THE LIMITS OF OUR KNOWLEDGE – MAKING THE PUBLIC AWARE OF WHAT WE DON'T KNOW ABOUT EARTHQUAKES
The Richter scale is open-ended. The longer we measure earthquakes, the higher the magnitudes we observe. In 2011 alone, the 9.0 magnitude Japan earthquake, and the 5.8 magnitude Virginia earthquake were the worst recorded in their region. The highest magnitude earthquake recorded globally was a 9.5 in southern Chile in 1960. These are the worst we have measured, not the worst that have ever occurred.
We do not know, and cannot predict the worst case scenario. We do not know what the highest possible magnitude earthquake is, globally or regionally. We know which areas are more prone to earthquakes of various magnitudes, but we do not know where or when an earthquake of any magnitude will occur. The problem is that the general public is not fully aware of the limits of our knowledge. When we engineer our cities and infrastructures, we engineer for the worst we have observed, or something less than that. With a false sense of security, we then rely on these structures, and build our communities accordingly.

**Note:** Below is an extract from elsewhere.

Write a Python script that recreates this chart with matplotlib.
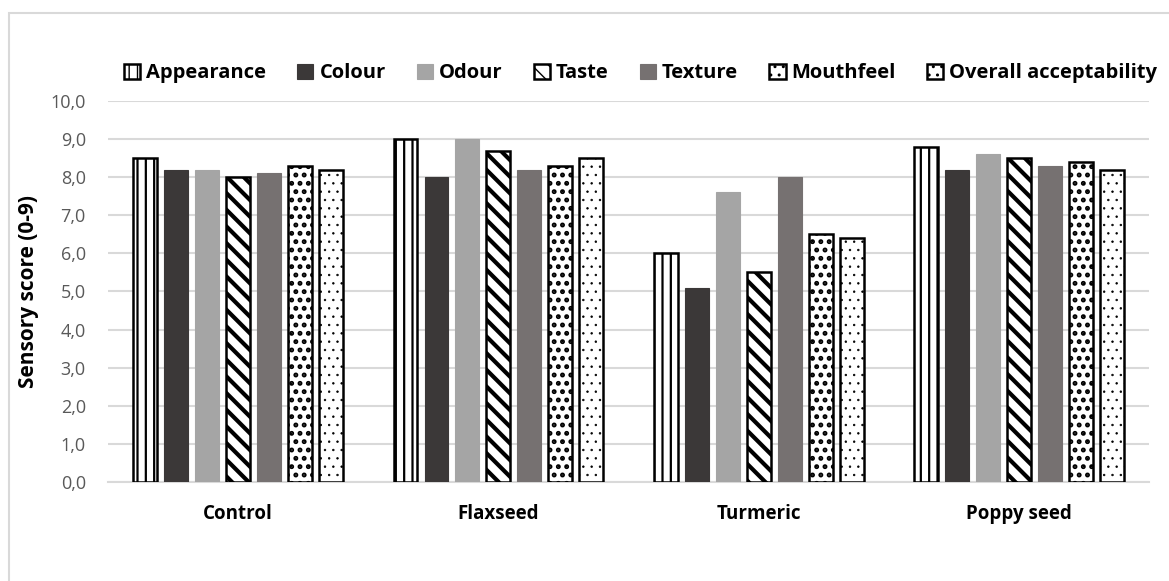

Then when a big earthquake hits, we are always caught off guard, and the disaster is worse because of structures and infrastructures we have created.
We geologists are responsible for alerting the public not just about what we know, but also that our knowledge is limited. This is especially crucial for societies that exist in earthquake-prone areas. It should be expected that an earthquake will occur with a higher magnitude than has ever been recorded in a given region or globally. It’s just a matter of time.